* What is needed
Leave the pictures out, and retype all of the material exactly as written.

* Recorded information
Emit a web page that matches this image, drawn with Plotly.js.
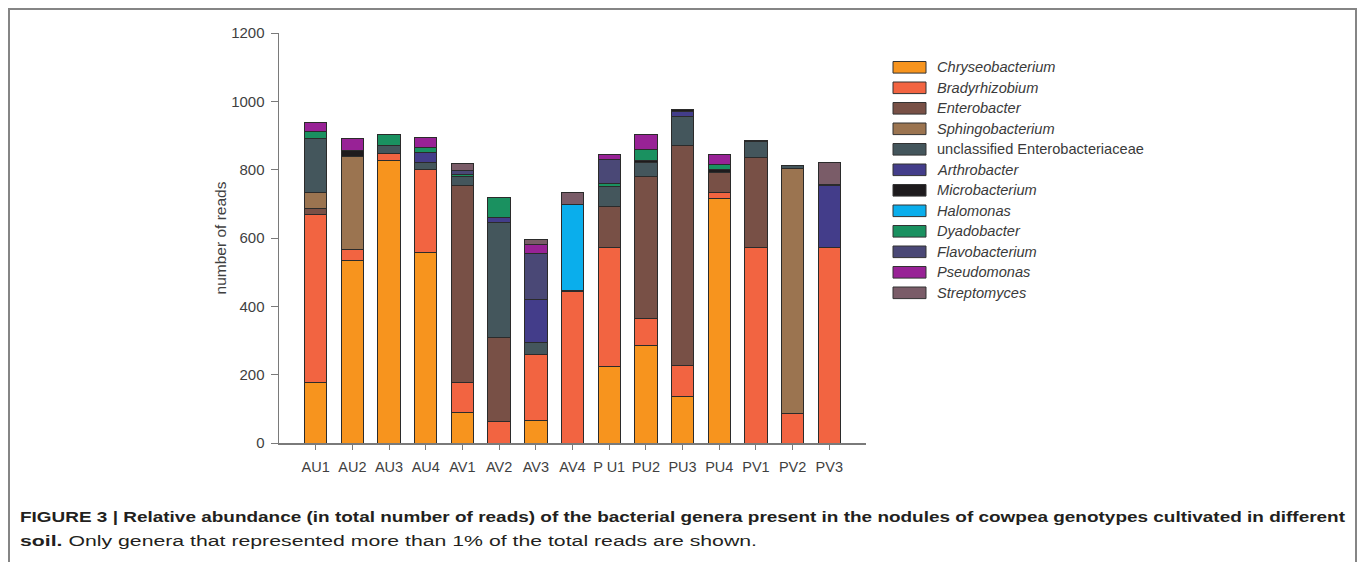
<!DOCTYPE html>
<html>
<head>
<meta charset="utf-8">
<script src="https://cdn.plot.ly/plotly-3.0.1.min.js"></script>
<style>
  html, body { margin:0; padding:0; background:#fff; overflow:hidden; }
  #wrap { position:relative; width:1358px; height:562px; }
  #chart { position:absolute; left:0; top:0; width:1358px; height:562px; }
  #frame { position:absolute; left:8px; top:8px; width:1345px; height:620px;
           border:2px solid #858585; pointer-events:none; }
  .cap { position:absolute; white-space:nowrap; font-family: Arial, 'Liberation Sans', sans-serif;
         font-size:15.5px; color:#231f20; line-height:20px; transform-origin: 0 50%; }
  .b { font-weight:bold; }
</style>
</head>
<body>
<div id="wrap">
  <div id="chart"></div>
  <div id="frame"></div>
  <div id="cap1" class="cap b" style="left:20px; top:507px;">FIGURE 3 | Relative abundance (in total number of reads) of the bacterial genera present in the nodules of cowpea genotypes cultivated in different</div>
  <div id="cap2" class="cap" style="left:20px; top:531px;"><span class="b">soil.</span> Only genera that represented more than 1% of the total reads are shown.</div>
</div>
<script>
// ---------------- data ----------------
const samples = ["AU1","AU2","AU3","AU4","AV1","AV2","AV3","AV4","P U1","PU2","PU3","PU4","PV1","PV2","PV3"];

const genera = ["Chryseobacterium","Bradyrhizobium","Enterobacter","Sphingobacterium",
  "unclassified Enterobacteriaceae","Arthrobacter","Microbacterium","Halomonas",
  "Dyadobacter","Flavobacterium","Pseudomonas","Streptomyces"];

const italicName = [true,true,true,true,false,true,true,true,true,true,true,true];

const colors = ["#f7941e","#f26441","#785046","#9b7450","#44565c","#433d8a",
  "#1e1b1d","#0aaeec","#1a9160","#4a4876","#982296","#7a5c68"];

//                         AU1 AU2 AU3 AU4 AV1 AV2 AV3 AV4 PU1 PU2 PU3 PU4 PV1 PV2 PV3
const chryseobacterium = [176,534,826,559, 90,  0, 66,  0,224,285,135,717,  0,  0,  0];
const bradyrhizobium   = [494, 32, 21,241, 86, 63,193,442,347, 78, 92, 17,573, 86,573];
const enterobacter     = [ 15,  0,  0,  0,579,246,  0,  0,122,417,644, 58,263,  0,  0];
const sphingobacterium = [ 47,273,  0,  0,  0,  0,  0,  0,  0,  0,  0,  0,  0,716,  0];
const unclassifiedEnt  = [158,  0, 24, 20, 25,335, 36,  0, 58, 40, 85,  0, 45, 10,  0];
const arthrobacter     = [  0,  0,  0, 31,  0, 17,124,  0,  0,  0, 15,  0,  0,  0,180];
const microbacterium   = [  0, 18,  0,  0,  0,  0,  0,  5,  0,  6,  6,  9,  0,  0,  0];
const halomonas        = [  0,  0,  0,  0,  0,  0,  0,251,  0,  0,  0,  0,  0,  0,  4];
const dyadobacter      = [ 22,  0, 33, 14,  7, 59,  0,  0,  8, 33,  0, 15,  3,  0,  0];
const flavobacterium   = [  0,  0,  0,  0, 10,  0,135,  0, 70,  0,  0,  0,  0,  0,  0];
const pseudomonas      = [ 26, 33,  0, 29,  0,  0, 27,  0, 15, 43,  0, 28,  0,  0,  0];
const streptomyces     = [  0,  0,  0,  0, 22,  0, 14, 34,  0,  0,  0,  0,  0,  0, 63];

const seriesValues = [chryseobacterium, bradyrhizobium, enterobacter, sphingobacterium,
  unclassifiedEnt, arthrobacter, microbacterium, halomonas, dyadobacter,
  flavobacterium, pseudomonas, streptomyces];

const yTicks = [0,200,400,600,800,1000,1200];

// ---------------- layout helpers ----------------
const W = 1358, H = 562;
const M = {l:279, r:492, t:33, b:119};
const plotW = W - M.l - M.r, plotH = H - M.t - M.b;
const px2x = p => (p - M.l) / plotW;
const px2y = p => (H - M.b - p) / plotH;

const font = "Arial, 'Liberation Sans', Helvetica, sans-serif";

const traces = genera.map((g, i) => ({
  type: "bar",
  name: g,
  x: samples,
  y: seriesValues[i],
  marker: { color: colors[i], line: { color: "#2b2b2b", width: 1 } },
  showlegend: false,
  hoverinfo: "x+y+name"
}));

// custom legend (wide swatches like the reference)
const shapes = [];
const annotations = [];
const legTop = 67.3, legStep = 20.5;
genera.forEach((g, i) => {
  const cy = legTop + i * legStep;
  shapes.push({
    type: "rect", xref: "paper", yref: "paper",
    x0: px2x(893), x1: px2x(926), y0: px2y(cy - 5.8), y1: px2y(cy + 5.8),
    fillcolor: colors[i], line: { color: "#333", width: 1 }
  });
  annotations.push({
    xref: "paper", yref: "paper", x: px2x(935), y: px2y(cy),
    xanchor: "left", yanchor: "middle", showarrow: false, align: "left",
    text: italicName[i] ? "<i>" + g + "</i>" : g,
    font: { family: font, size: 14.6, color: "#3a3a3a" }
  });
});

const layout = {
  width: W, height: H,
  margin: { l: M.l, r: M.r, t: M.t, b: M.b, pad: 0 },
  paper_bgcolor: "rgba(0,0,0,0)", plot_bgcolor: "rgba(0,0,0,0)",
  barmode: "stack", bargap: 0.39,
  showlegend: false,
  font: { family: font, color: "#444" },
  xaxis: {
    type: "category", range: [-1, 15],
    showline: true, linecolor: "#7a7a7a", linewidth: 1.5,
    ticks: "outside", ticklen: 5, tickcolor: "#7a7a7a", tickwidth: 1,
    ticklabelstandoff: 5,
    tickfont: { family: font, size: 14.5, color: "#3f3f3f" },
    showgrid: false, zeroline: false, fixedrange: true
  },
  yaxis: {
    range: [0, 1200], tickvals: yTicks, ticktext: yTicks.map(String),
    showline: true, linecolor: "#7a7a7a", linewidth: 1.5,
    ticks: "outside", ticklen: 7, tickcolor: "#7a7a7a", tickwidth: 1,
    ticklabelstandoff: 3,
    tickfont: { family: font, size: 15, color: "#3f3f3f" },
    showgrid: false, zeroline: false, fixedrange: true,
    title: { text: "number of reads", standoff: 0,
             font: { family: font, size: 15.5, color: "#3f3f3f" } }
  },
  shapes: shapes,
  annotations: annotations
};

Plotly.newPlot("chart", traces, layout, { displayModeBar: false, staticPlot: true });

// caption: stretch each line to the reference line widths
function stretch(el, target) {
  const w = el.getBoundingClientRect().width;
  el.style.transform = "scaleX(" + (target / w) + ")";
}
stretch(document.getElementById("cap1"), 1325);
stretch(document.getElementById("cap2"), 737);
</script>
</body>
</html>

* Result of the exercise
Emit a web page that matches this image, drawn with Plotly.js.
<!DOCTYPE html>
<html>
<head>
<meta charset="utf-8">
<script src="https://cdn.plot.ly/plotly-3.0.1.min.js"></script>
<style>
  html, body { margin:0; padding:0; background:#fff; overflow:hidden; }
  #wrap { position:relative; width:1358px; height:562px; }
  #chart { position:absolute; left:0; top:0; width:1358px; height:562px; }
  #frame { position:absolute; left:8px; top:8px; width:1345px; height:620px;
           border:2px solid #858585; pointer-events:none; }
  .cap { position:absolute; white-space:nowrap; font-family: Arial, 'Liberation Sans', sans-serif;
         font-size:15.5px; color:#231f20; line-height:20px; transform-origin: 0 50%; }
  .b { font-weight:bold; }
</style>
</head>
<body>
<div id="wrap">
  <div id="chart"></div>
  <div id="frame"></div>
  <div id="cap1" class="cap b" style="left:20px; top:507px;">FIGURE 3 | Relative abundance (in total number of reads) of the bacterial genera present in the nodules of cowpea genotypes cultivated in different</div>
  <div id="cap2" class="cap" style="left:20px; top:531px;"><span class="b">soil.</span> Only genera that represented more than 1% of the total reads are shown.</div>
</div>
<script>
// ---------------- data ----------------
const samples = ["AU1","AU2","AU3","AU4","AV1","AV2","AV3","AV4","P U1","PU2","PU3","PU4","PV1","PV2","PV3"];

const genera = ["Chryseobacterium","Bradyrhizobium","Enterobacter","Sphingobacterium",
  "unclassified Enterobacteriaceae","Arthrobacter","Microbacterium","Halomonas",
  "Dyadobacter","Flavobacterium","Pseudomonas","Streptomyces"];

const italicName = [true,true,true,true,false,true,true,true,true,true,true,true];

const colors = ["#f7941e","#f26441","#785046","#9b7450","#44565c","#433d8a",
  "#1e1b1d","#0aaeec","#1a9160","#4a4876","#982296","#7a5c68"];

//                         AU1 AU2 AU3 AU4 AV1 AV2 AV3 AV4 PU1 PU2 PU3 PU4 PV1 PV2 PV3
const chryseobacterium = [176,534,826,559, 90,  0, 66,  0,224,285,135,717,  0,  0,  0];
const bradyrhizobium   = [494, 32, 21,241, 86, 63,193,442,347, 78, 92, 17,573, 86,573];
const enterobacter     = [ 15,  0,  0,  0,579,246,  0,  0,122,417,644, 58,263,  0,  0];
const sphingobacterium = [ 47,273,  0,  0,  0,  0,  0,  0,  0,  0,  0,  0,  0,716,  0];
const unclassifiedEnt  = [158,  0, 24, 20, 25,335, 36,  0, 58, 40, 85,  0, 45, 10,  0];
const arthrobacter     = [  0,  0,  0, 31,  0, 17,124,  0,  0,  0, 15,  0,  0,  0,180];
const microbacterium   = [  0, 18,  0,  0,  0,  0,  0,  5,  0,  6,  6,  9,  0,  0,  0];
const halomonas        = [  0,  0,  0,  0,  0,  0,  0,251,  0,  0,  0,  0,  0,  0,  4];
const dyadobacter      = [ 22,  0, 33, 14,  7, 59,  0,  0,  8, 33,  0, 15,  3,  0,  0];
const flavobacterium   = [  0,  0,  0,  0, 10,  0,135,  0, 70,  0,  0,  0,  0,  0,  0];
const pseudomonas      = [ 26, 33,  0, 29,  0,  0, 27,  0, 15, 43,  0, 28,  0,  0,  0];
const streptomyces     = [  0,  0,  0,  0, 22,  0, 14, 34,  0,  0,  0,  0,  0,  0, 63];

const seriesValues = [chryseobacterium, bradyrhizobium, enterobacter, sphingobacterium,
  unclassifiedEnt, arthrobacter, microbacterium, halomonas, dyadobacter,
  flavobacterium, pseudomonas, streptomyces];

const yTicks = [0,200,400,600,800,1000,1200];

// ---------------- layout helpers ----------------
const W = 1358, H = 562;
const M = {l:279, r:492, t:33, b:119};
const plotW = W - M.l - M.r, plotH = H - M.t - M.b;
const px2x = p => (p - M.l) / plotW;
const px2y = p => (H - M.b - p) / plotH;

const font = "Arial, 'Liberation Sans', Helvetica, sans-serif";

const traces = genera.map((g, i) => ({
  type: "bar",
  name: g,
  x: samples,
  y: seriesValues[i],
  marker: { color: colors[i], line: { color: "#2b2b2b", width: 1 } },
  showlegend: false,
  hoverinfo: "x+y+name"
}));

// custom legend (wide swatches like the reference)
const shapes = [];
const annotations = [];
const legTop = 67.3, legStep = 20.5;
genera.forEach((g, i) => {
  const cy = legTop + i * legStep;
  shapes.push({
    type: "rect", xref: "paper", yref: "paper",
    x0: px2x(893), x1: px2x(926), y0: px2y(cy - 5.8), y1: px2y(cy + 5.8),
    fillcolor: colors[i], line: { color: "#333", width: 1 }
  });
  annotations.push({
    xref: "paper", yref: "paper", x: px2x(935), y: px2y(cy),
    xanchor: "left", yanchor: "middle", showarrow: false, align: "left",
    text: italicName[i] ? "<i>" + g + "</i>" : g,
    font: { family: font, size: 14.6, color: "#3a3a3a" }
  });
});

const layout = {
  width: W, height: H,
  margin: { l: M.l, r: M.r, t: M.t, b: M.b, pad: 0 },
  paper_bgcolor: "rgba(0,0,0,0)", plot_bgcolor: "rgba(0,0,0,0)",
  barmode: "stack", bargap: 0.39,
  showlegend: false,
  font: { family: font, color: "#444" },
  xaxis: {
    type: "category", range: [-1, 15],
    showline: true, linecolor: "#7a7a7a", linewidth: 1.5,
    ticks: "outside", ticklen: 5, tickcolor: "#7a7a7a", tickwidth: 1,
    ticklabelstandoff: 5,
    tickfont: { family: font, size: 14.5, color: "#3f3f3f" },
    showgrid: false, zeroline: false, fixedrange: true
  },
  yaxis: {
    range: [0, 1200], tickvals: yTicks, ticktext: yTicks.map(String),
    showline: true, linecolor: "#7a7a7a", linewidth: 1.5,
    ticks: "outside", ticklen: 7, tickcolor: "#7a7a7a", tickwidth: 1,
    ticklabelstandoff: 3,
    tickfont: { family: font, size: 15, color: "#3f3f3f" },
    showgrid: false, zeroline: false, fixedrange: true,
    title: { text: "number of reads", standoff: 0,
             font: { family: font, size: 15.5, color: "#3f3f3f" } }
  },
  shapes: shapes,
  annotations: annotations
};

Plotly.newPlot("chart", traces, layout, { displayModeBar: false, staticPlot: true });

// caption: stretch each line to the reference line widths
function stretch(el, target) {
  const w = el.getBoundingClientRect().width;
  el.style.transform = "scaleX(" + (target / w) + ")";
}
stretch(document.getElementById("cap1"), 1325);
stretch(document.getElementById("cap2"), 737);
</script>
</body>
</html>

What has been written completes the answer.